[YOUR GOAL] Make an exact copy of the data below, leaving out every picture.

┄┄┄┄┄┄┄┄┄┄

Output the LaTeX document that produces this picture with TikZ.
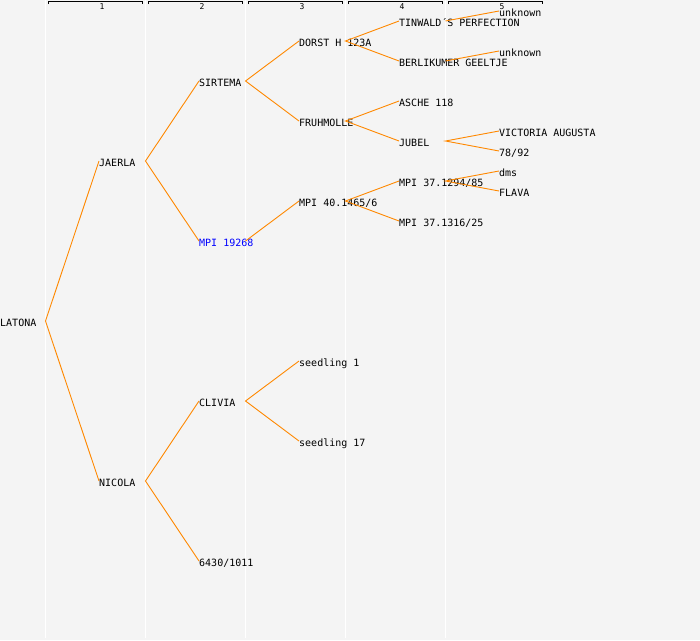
\documentclass[tikz,border=0pt]{standalone}
\usepackage{fontspec}
\usepackage{xcolor}
\newfontfamily\pedfont{DejaVu Sans Mono}
\definecolor{bggray}{RGB}{244,244,244}
\definecolor{linkorange}{RGB}{255,136,0}
\tikzset{
  cult/.style={anchor=west,inner sep=0pt,text height=10pt,text depth=0pt,
    font=\pedfont\fontsize{10}{12}\selectfont},
  link/.style={draw=linkorange,line width=0.9pt},
  colnum/.style={anchor=base,inner sep=0pt,font=\pedfont\fontsize{8}{9}\selectfont},
}

\begin{document}
\begin{tikzpicture}[x=1pt,y=-1pt]
  \fill[bggray] (0,0) rectangle (700,640);
  \useasboundingbox (0,0) rectangle (700,640);
  % column rules, headers and fork points
  \foreach \n in {1,...,5}{
    \draw[white,line width=1pt] (100*\n-54.5,0) -- (100*\n-54.5,638);
    \draw[line width=0.8pt] (100*\n-52,4) -- (100*\n-52,1.5) -- (100*\n+42,1.5) -- (100*\n+42,4);
    \node[colnum] (head\n) at (100*\n+2,9) {\n};
    \coordinate (c\n) at (100*\n-54.5,0);
  }
  \node[cult] (latona) at (0,321) {LATONA};
  \node[cult] (jaerla) at (99,161) {JAERLA};
  \node[cult] (nicola) at (99,481) {NICOLA};
  \node[cult] (sirtema) at (199,81) {SIRTEMA};
  \node[cult,text=blue] (mpi19268) at (199,241) {MPI 19268};
  \node[cult] (clivia) at (199,401) {CLIVIA};
  \node[cult] (n6430) at (199,561) {6430/1011};
  \node[cult] (dorst) at (299,41) {DORST H 123A};
  \node[cult] (fruhmolle) at (299,121) {FRUHMOLLE};
  \node[cult] (mpi40) at (299,201) {MPI 40.1465/6};
  \node[cult] (seedlingA) at (299,361) {seedling 1};
  \node[cult] (seedlingB) at (299,441) {seedling 17};
  \node[cult] (tinwald) at (399,21) {TINWALD´S PERFECTION};
  \node[cult] (berlikumer) at (399,61) {BERLIKUMER GEELTJE};
  \node[cult] (asche) at (399,101) {ASCHE 118};
  \node[cult] (jubel) at (399,141) {JUBEL};
  \node[cult] (mpi37a) at (399,181) {MPI 37.1294/85};
  \node[cult] (mpi37b) at (399,221) {MPI 37.1316/25};
  \node[cult] (unknownA) at (499,11) {unknown};
  \node[cult] (unknownB) at (499,51) {unknown};
  \node[cult] (victoria) at (499,131) {VICTORIA AUGUSTA};
  \node[cult] (n7892) at (499,151) {78/92};
  \node[cult] (dms) at (499,171) {dms};
  \node[cult] (flava) at (499,191) {FLAVA};
  % parent links
  \draw[link] (jaerla.west) -- (latona.west -| c1) -- (nicola.west);
  \draw[link] (sirtema.west) -- (jaerla.west -| c2) -- (mpi19268.west);
  \draw[link] (clivia.west) -- (nicola.west -| c2) -- (n6430.west);
  \draw[link] (dorst.west) -- (sirtema.west -| c3) -- (fruhmolle.west);
  \draw[link] (mpi19268.west -| c3) -- (mpi40.west);
  \draw[link] (seedlingA.west) -- (clivia.west -| c3) -- (seedlingB.west);
  \draw[link] (tinwald.west) -- (dorst.west -| c4) -- (berlikumer.west);
  \draw[link] (asche.west) -- (fruhmolle.west -| c4) -- (jubel.west);
  \draw[link] (mpi37a.west) -- (mpi40.west -| c4) -- (mpi37b.west);
  \draw[link] (tinwald.west -| c5) -- (unknownA.west);
  \draw[link] (berlikumer.west -| c5) -- (unknownB.west);
  \draw[link] (victoria.west) -- (jubel.west -| c5) -- (n7892.west);
  \draw[link] (dms.west) -- (mpi37a.west -| c5) -- (flava.west);
\end{tikzpicture}
\end{document}
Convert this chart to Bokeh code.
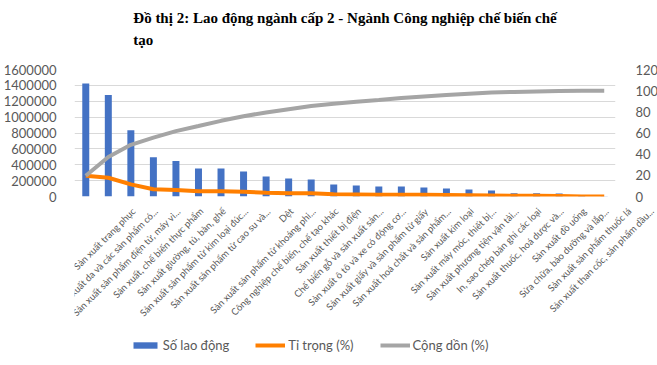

┄┄┄┄┄┄┄┄┄┄

[TASK RESULT]
Output the LaTeX document that produces this picture with TikZ.
\documentclass[tikz,border=0pt]{standalone}
\usepackage{fontspec}
\usepackage{xcolor}
\newfontfamily\pedfont{DejaVu Sans Mono}
\definecolor{bggray}{RGB}{244,244,244}
\definecolor{linkorange}{RGB}{255,136,0}
\tikzset{
  cult/.style={anchor=west,inner sep=0pt,text height=10pt,text depth=0pt,
    font=\pedfont\fontsize{10}{12}\selectfont},
  link/.style={draw=linkorange,line width=0.9pt},
  colnum/.style={anchor=base,inner sep=0pt,font=\pedfont\fontsize{8}{9}\selectfont},
}

\begin{document}
\begin{tikzpicture}[x=1pt,y=-1pt]
  \fill[bggray] (0,0) rectangle (700,640);
  \useasboundingbox (0,0) rectangle (700,640);
  % column rules, headers and fork points
  \foreach \n in {1,...,5}{
    \draw[white,line width=1pt] (100*\n-54.5,0) -- (100*\n-54.5,638);
    \draw[line width=0.8pt] (100*\n-52,4) -- (100*\n-52,1.5) -- (100*\n+42,1.5) -- (100*\n+42,4);
    \node[colnum] (head\n) at (100*\n+2,9) {\n};
    \coordinate (c\n) at (100*\n-54.5,0);
  }
  \node[cult] (latona) at (0,321) {LATONA};
  \node[cult] (jaerla) at (99,161) {JAERLA};
  \node[cult] (nicola) at (99,481) {NICOLA};
  \node[cult] (sirtema) at (199,81) {SIRTEMA};
  \node[cult,text=blue] (mpi19268) at (199,241) {MPI 19268};
  \node[cult] (clivia) at (199,401) {CLIVIA};
  \node[cult] (n6430) at (199,561) {6430/1011};
  \node[cult] (dorst) at (299,41) {DORST H 123A};
  \node[cult] (fruhmolle) at (299,121) {FRUHMOLLE};
  \node[cult] (mpi40) at (299,201) {MPI 40.1465/6};
  \node[cult] (seedlingA) at (299,361) {seedling 1};
  \node[cult] (seedlingB) at (299,441) {seedling 17};
  \node[cult] (tinwald) at (399,21) {TINWALD´S PERFECTION};
  \node[cult] (berlikumer) at (399,61) {BERLIKUMER GEELTJE};
  \node[cult] (asche) at (399,101) {ASCHE 118};
  \node[cult] (jubel) at (399,141) {JUBEL};
  \node[cult] (mpi37a) at (399,181) {MPI 37.1294/85};
  \node[cult] (mpi37b) at (399,221) {MPI 37.1316/25};
  \node[cult] (unknownA) at (499,11) {unknown};
  \node[cult] (unknownB) at (499,51) {unknown};
  \node[cult] (victoria) at (499,131) {VICTORIA AUGUSTA};
  \node[cult] (n7892) at (499,151) {78/92};
  \node[cult] (dms) at (499,171) {dms};
  \node[cult] (flava) at (499,191) {FLAVA};
  % parent links
  \draw[link] (jaerla.west) -- (latona.west -| c1) -- (nicola.west);
  \draw[link] (sirtema.west) -- (jaerla.west -| c2) -- (mpi19268.west);
  \draw[link] (clivia.west) -- (nicola.west -| c2) -- (n6430.west);
  \draw[link] (dorst.west) -- (sirtema.west -| c3) -- (fruhmolle.west);
  \draw[link] (mpi19268.west -| c3) -- (mpi40.west);
  \draw[link] (seedlingA.west) -- (clivia.west -| c3) -- (seedlingB.west);
  \draw[link] (tinwald.west) -- (dorst.west -| c4) -- (berlikumer.west);
  \draw[link] (asche.west) -- (fruhmolle.west -| c4) -- (jubel.west);
  \draw[link] (mpi37a.west) -- (mpi40.west -| c4) -- (mpi37b.west);
  \draw[link] (tinwald.west -| c5) -- (unknownA.west);
  \draw[link] (berlikumer.west -| c5) -- (unknownB.west);
  \draw[link] (victoria.west) -- (jubel.west -| c5) -- (n7892.west);
  \draw[link] (dms.west) -- (mpi37a.west -| c5) -- (flava.west);
\end{tikzpicture}
\end{document}
Convert this chart to Bokeh code.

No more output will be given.